A Test of Canada’s Ability to Build
The Major Projects Office is now central to the federal government’s economic strategy. Ottawa says the office is designed to move nation-building projects faster and more responsibly, working with provincial, territorial and Indigenous partners while respecting environmental responsibilities and Indigenous rights. As of June 24, the MPO listed 15 supported projects and seven transformative strategies, with projects across energy, mining, transportation, ports, nuclear, LNG, critical minerals and trade corridors.
On June 24, the federal government also initiated the process to potentially list three major projects under the Building Canada Act: the Mackenzie Valley Highway, the Grays Bay Road and Port Project, and the Nuclear Waste Management Organization’s deep geological repository. Ottawa said the Building Canada Act is intended to improve predictability, efficiency and coordination, while maintaining Indigenous consultation and environmental safeguards.

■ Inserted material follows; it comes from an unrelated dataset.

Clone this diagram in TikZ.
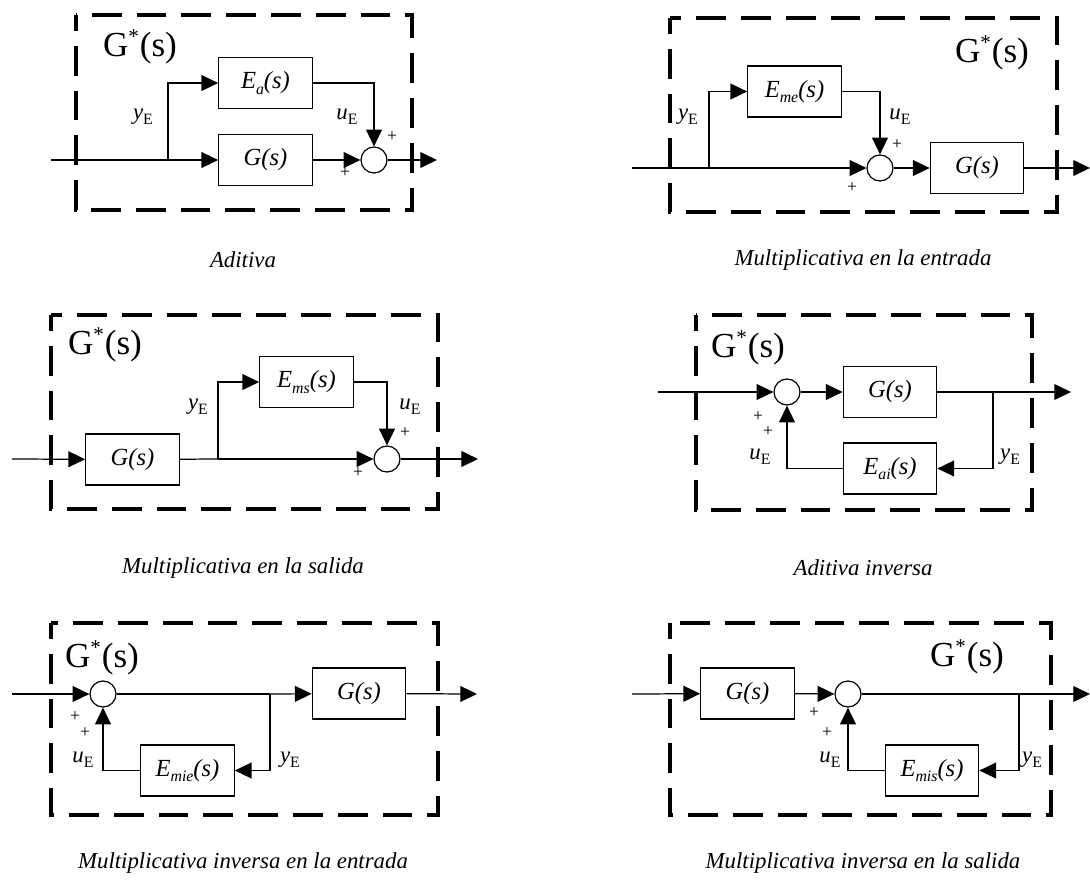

Alberta’s pipeline proposal now enters that same national debate. Supporters will argue the project is precisely the kind of infrastructure Canada must build if it wants to diversify trade, grow exports, strengthen energy security and unlock private investment. Opponents will argue that fast-tracking a new oil pipeline risks weakening climate policy, threatening coastal ecosystems, undermining the tanker ban and short-circuiting Indigenous consent.

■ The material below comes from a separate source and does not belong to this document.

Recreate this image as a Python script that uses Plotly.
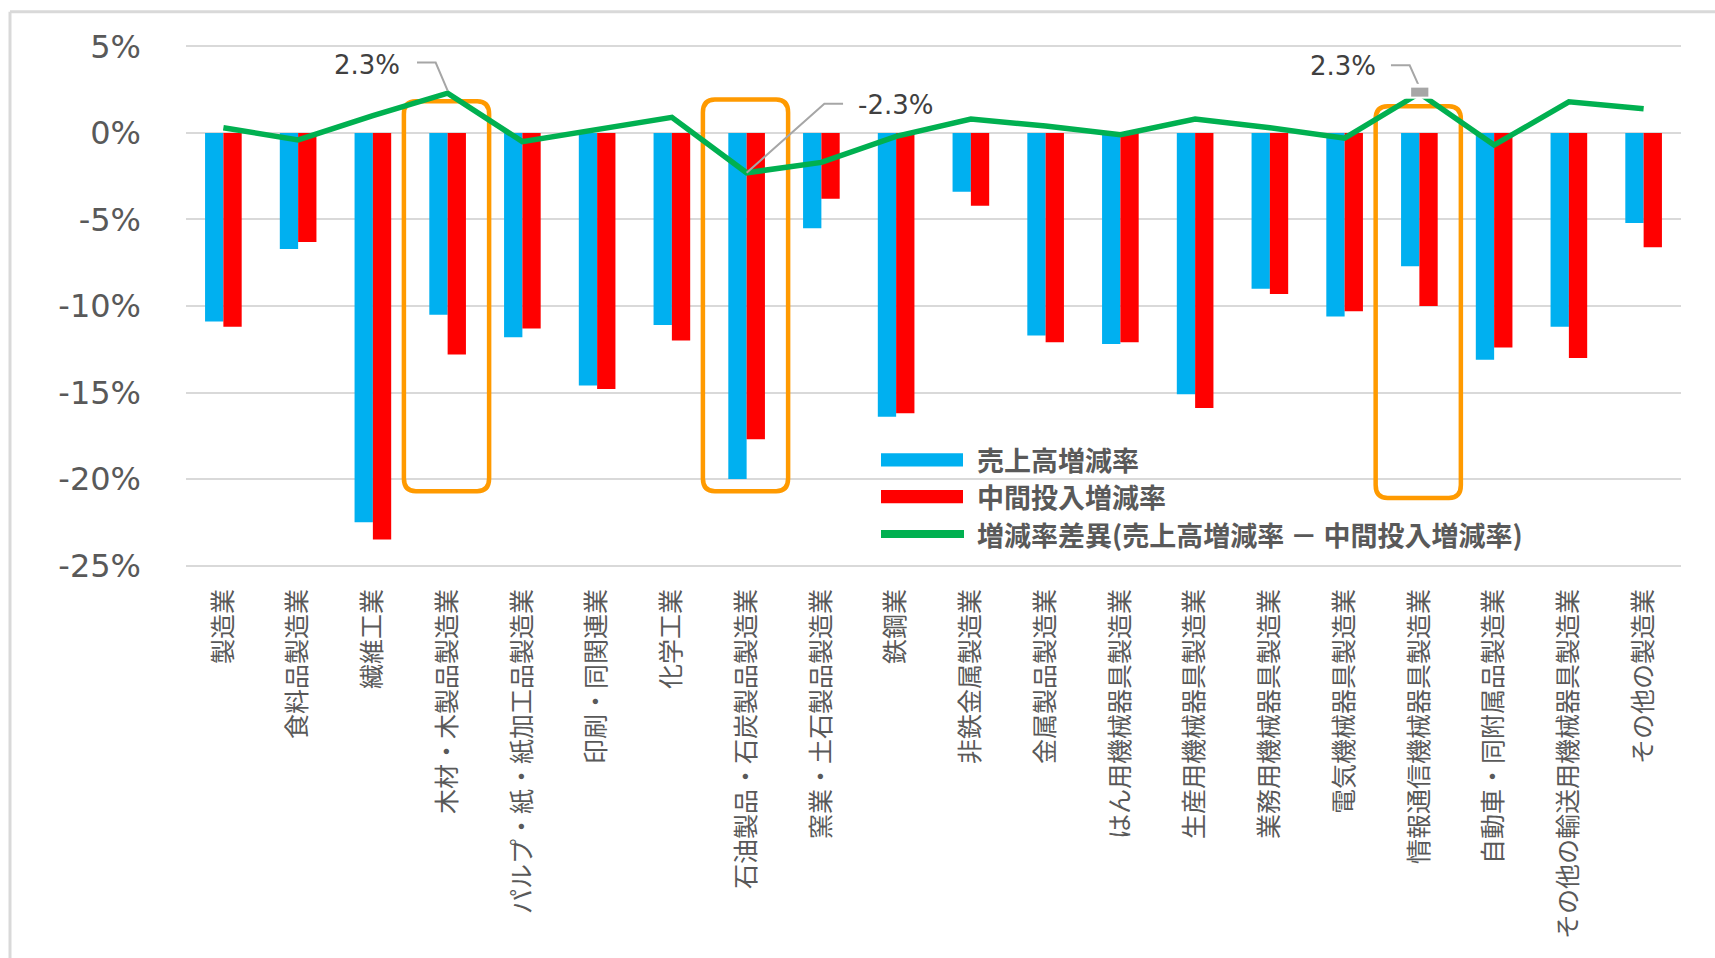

Smith’s July 2 announcement will not settle those questions. But it will mark the next formal step in a project that could define Canada’s energy politics for years.
The key questions now are whether Alberta can identify a credible route, whether a private proponent will emerge, whether Ottawa will move to designate the pipeline as a project of national interest by October 1, 2026, and whether Indigenous and B.C. concerns can be addressed in a way that allows the project to move from political ambition to actual construction.
For Alberta, the July 2 announcement is about more than filing paperwork. It is the province’s attempt to put a new West Coast pipeline back at the centre of Canada’s economic future.